Gripping drones. If the idea of numerous flying drones, owned by the military or police or other government bodies already makes you nervous you won't like this: Researchers at Drexel University have suggested that future drones may benefit from dangling robotic arms, and have developed some prototype designs. The idea is that a low-hovering drone could pick up objects in a search-and-rescue situation or even help in construction tasks.
A few weeks back we posed a question in This Week In Bots that may turn out to be important in our near-future economy: What if robots took on more people's jobs? In a sense it's partly inevitable because robots are technically designed to do precisely this thing, and they're actually more precise and reliable themselves—meaning the costs of production.
Now a post on ZDNET leads to a more sophisticated question that really complicates the matter: What if we created workplaces that were entirely robotized, not even designed for humans to enter, and which may even be sealed off so no one can go inside?
It's not a ridiculous issue at all, and ZDNET points out that one of the first situations this might happen is inside datacenters. These are already pretty human-hostile environments, with enormous stacks of machinery, noise, a mass of wiring, sophisticated air conditioning and so on. They are also designed so that people can get among the machinery to access broken equipment, and organizing a datacenter like this may actually not be the most efficient way to do so in terms of electronic efficiency (or for maximized cooling).

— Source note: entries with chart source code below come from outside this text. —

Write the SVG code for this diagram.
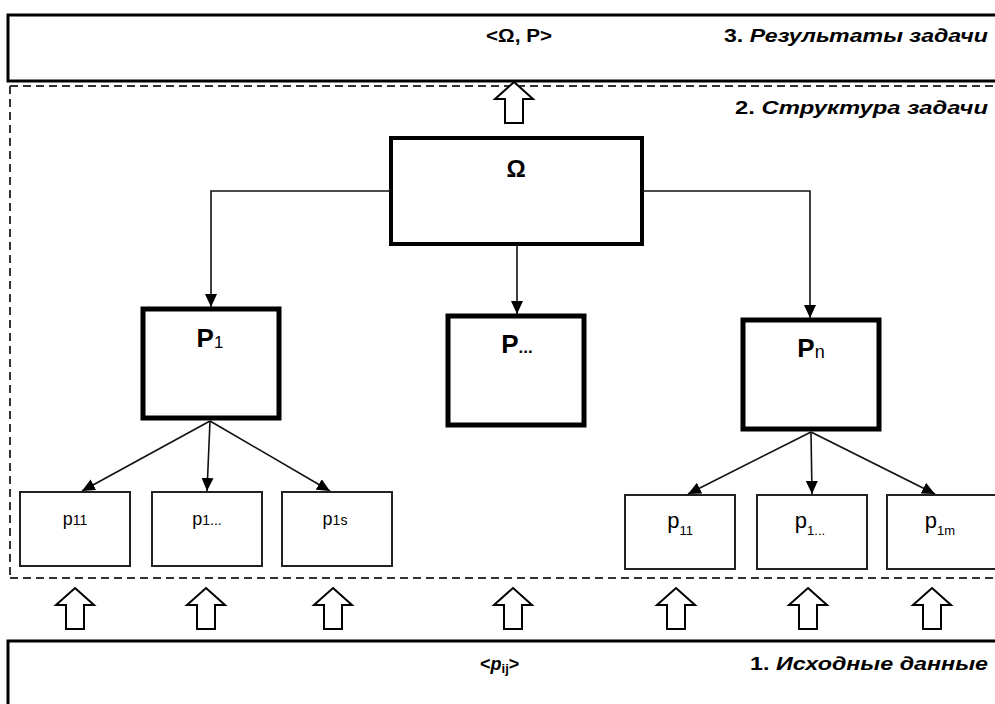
<svg xmlns="http://www.w3.org/2000/svg" xmlns:xlink="http://www.w3.org/1999/xlink" width="995" height="704" viewBox="0 0 995 704">
<style>
  text { font-family: "Liberation Sans", Arial, sans-serif; fill: #000; }
  .lbl { font-size: 18px; font-weight: bold; font-style: italic; }
  .up { font-style: normal; }
  .band { fill: #fff; stroke: #000; stroke-width: 3; }
  .dash { fill: none; stroke: #333; stroke-width: 2; stroke-dasharray: 8 5; }
  .big { fill: #fff; stroke: #000; stroke-width: 5; }
  .omega { fill: #fff; stroke: #000; stroke-width: 4; }
  .small { fill: #fff; stroke: #222; stroke-width: 2; }
  .con { fill: none; stroke: #111; stroke-width: 1.6; marker-end: url(#ah); }
  .hollow { fill: #fff; stroke: #000; stroke-width: 2; stroke-linejoin: miter; }
  .P { font-size: 26px; font-weight: bold; }
  .ps { font-size: 18px; }
  .pr { font-size: 22px; }
</style>
<defs>
  <marker id="ah" markerUnits="userSpaceOnUse" markerWidth="13" markerHeight="12" refX="13" refY="6" orient="auto">
    <path d="M0,0 L13,6 L0,12 Z" fill="#000"/>
  </marker>
  <path id="hup" d="M0,0 L19,17 L9,17 L9,41 L-9,41 L-9,17 L-19,17 Z"/>
</defs>

<!-- bands -->
<g id="band-results">
  <rect class="band" x="8" y="15" width="1000" height="66"/>
  <text x="486" y="42" font-size="18" font-weight="bold" textLength="66" lengthAdjust="spacingAndGlyphs">&lt;Ω, P&gt;</text>
  <text class="lbl" x="724" y="42" textLength="264" lengthAdjust="spacingAndGlyphs"><tspan class="up">3. </tspan>Результаты задачи</text>
</g>

<g id="band-structure">
  <line class="dash" x1="10" y1="86" x2="995" y2="86" stroke-dasharray="8 8" stroke-width="1.6"/>
  <line class="dash" x1="10" y1="86" x2="10" y2="578"/>
  <line class="dash" x1="10" y1="578" x2="995" y2="578"/>
  <text class="lbl" x="735" y="114" textLength="253" lengthAdjust="spacingAndGlyphs"><tspan class="up">2. </tspan>Структура задачи</text>
</g>

<g id="band-input">
  <rect class="band" x="8" y="641" width="1000" height="80"/>
  <text x="480" y="670" font-size="18" font-weight="bold">&lt;<tspan font-style="italic">p</tspan><tspan font-size="13" dy="3">ij</tspan><tspan dy="-3">&gt;</tspan></text>
  <text class="lbl" x="750" y="670" textLength="238" lengthAdjust="spacingAndGlyphs"><tspan class="up">1. </tspan>Исходные данные</text>
</g>

<!-- nodes -->
<g id="node-omega">
  <rect class="omega" x="391" y="138" width="251" height="106"/>
  <text x="516" y="177" font-size="24" font-weight="bold" text-anchor="middle">Ω</text>
</g>
<g id="node-P1">
  <rect class="big" x="143" y="309" width="136" height="109"/>
  <text x="210" y="347" text-anchor="middle"><tspan class="P">P</tspan><tspan font-size="17" dy="1">1</tspan></text>
</g>
<g id="node-Pdots">
  <rect class="big" x="448" y="316" width="136" height="109"/>
  <text x="517" y="353" text-anchor="middle"><tspan class="P">P</tspan><tspan font-size="17" font-weight="bold">...</tspan></text>
</g>
<g id="node-Pn">
  <rect class="big" x="743" y="320" width="136" height="109"/>
  <text x="811" y="357" text-anchor="middle"><tspan class="P">P</tspan><tspan font-size="18" dy="1">n</tspan></text>
</g>

<g id="node-p11-a">
  <rect class="small" x="20" y="492" width="110" height="74"/>
  <text x="75" y="525" text-anchor="middle"><tspan class="ps">p</tspan><tspan font-size="14">11</tspan></text>
</g>
<g id="node-p1dots-a">
  <rect class="small" x="152" y="492" width="110" height="74"/>
  <text x="207" y="525" text-anchor="middle"><tspan class="ps">p</tspan><tspan font-size="14">1...</tspan></text>
</g>
<g id="node-p1s">
  <rect class="small" x="282" y="492" width="110" height="74"/>
  <text x="335" y="525" text-anchor="middle"><tspan class="ps">p</tspan><tspan font-size="14">1s</tspan></text>
</g>

<g id="node-p11-b">
  <rect class="small" x="625" y="495" width="110" height="74"/>
  <text x="680" y="528" text-anchor="middle"><tspan class="pr">p</tspan><tspan font-size="13" dy="7">11</tspan></text>
</g>
<g id="node-p1dots-b">
  <rect class="small" x="757" y="495" width="110" height="74"/>
  <text x="810" y="528" text-anchor="middle"><tspan class="pr">p</tspan><tspan font-size="13" dy="7">1...</tspan></text>
</g>
<g id="node-p1m">
  <rect class="small" x="887" y="495" width="110" height="74"/>
  <text x="940" y="528" text-anchor="middle"><tspan class="pr">p</tspan><tspan font-size="13" dy="7">1m</tspan></text>
</g>

<!-- connectors -->
<g id="connectors">
  <path class="con" d="M391,191 H211 V307"/>
  <path class="con" d="M642,191 H810 V318"/>
  <path class="con" d="M517,246 V314"/>
  <path class="con" d="M210,421 L82,491"/>
  <path class="con" d="M210,421 L207,491"/>
  <path class="con" d="M210,421 L330,491"/>
  <path class="con" d="M811,432 L688,494"/>
  <path class="con" d="M811,432 L812,494"/>
  <path class="con" d="M811,432 L935,494"/>
  <!-- hollow block arrows -->
  <use href="#hup" xlink:href="#hup" class="hollow" transform="translate(514,82)"/>
  <use href="#hup" xlink:href="#hup" class="hollow" transform="translate(75,588)"/>
  <use href="#hup" xlink:href="#hup" class="hollow" transform="translate(206,588)"/>
  <use href="#hup" xlink:href="#hup" class="hollow" transform="translate(333,588)"/>
  <use href="#hup" xlink:href="#hup" class="hollow" transform="translate(513,588)"/>
  <use href="#hup" xlink:href="#hup" class="hollow" transform="translate(676,588)"/>
  <use href="#hup" xlink:href="#hup" class="hollow" transform="translate(808,588)"/>
  <use href="#hup" xlink:href="#hup" class="hollow" transform="translate(932,588)"/>
</g>
</svg>
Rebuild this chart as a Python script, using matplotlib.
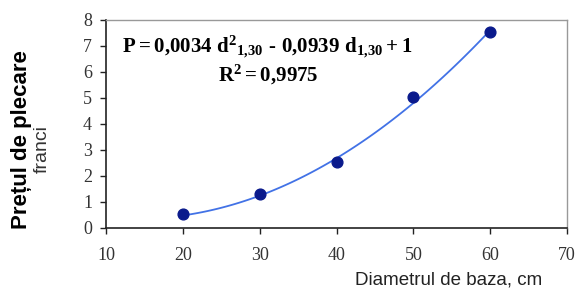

Thus it's entirely plausible that near-future datacenters could be peopled with robot arms to extract failed drives or electronics racks, and that there wouldn't even be space for a person to get inside—unless in an extreme emergency. A similar model to this already exists in Amazon's warehouses, if you think about it, with the automated Kiva robots picking up and moving stock around all by themselves. If these warehouses were fully robotized, then it could simplify their design as well as bump up their efficiency.
Facebook even suggested to ZDNET that a robotized version of their clever datacenters could actually be welded shut and dealt with as a "degrade and replace" unit—where you simply waited for the system to fail to the point of being inefficient, before replacing it with a new one and opening the old one to harvest useful hardware.
It all makes excellent sense. But there's actually a difficult philosophical issue at the heart of the idea. If we build human-hostile workplaces, we're ceding an extraordinary amount of control to robots, and there may be inherent physical risks if humans did need to go inside (cue any number of sci-fi movies where action happens in a highly robot-populated factory). Then at some point, a robotic factory will be churning out robots to work in other factories, and we may even find it useful to let the robot system work out its own optimal working patterns, relying on its ability to learn what works best.
To some human minds, and in the political sphere this would be a terrible—perhaps even terrifying—state of affairs, and result in humans deprecating themselves from many jobs because our robotic tools are just much more efficient at the tasks we need them to do.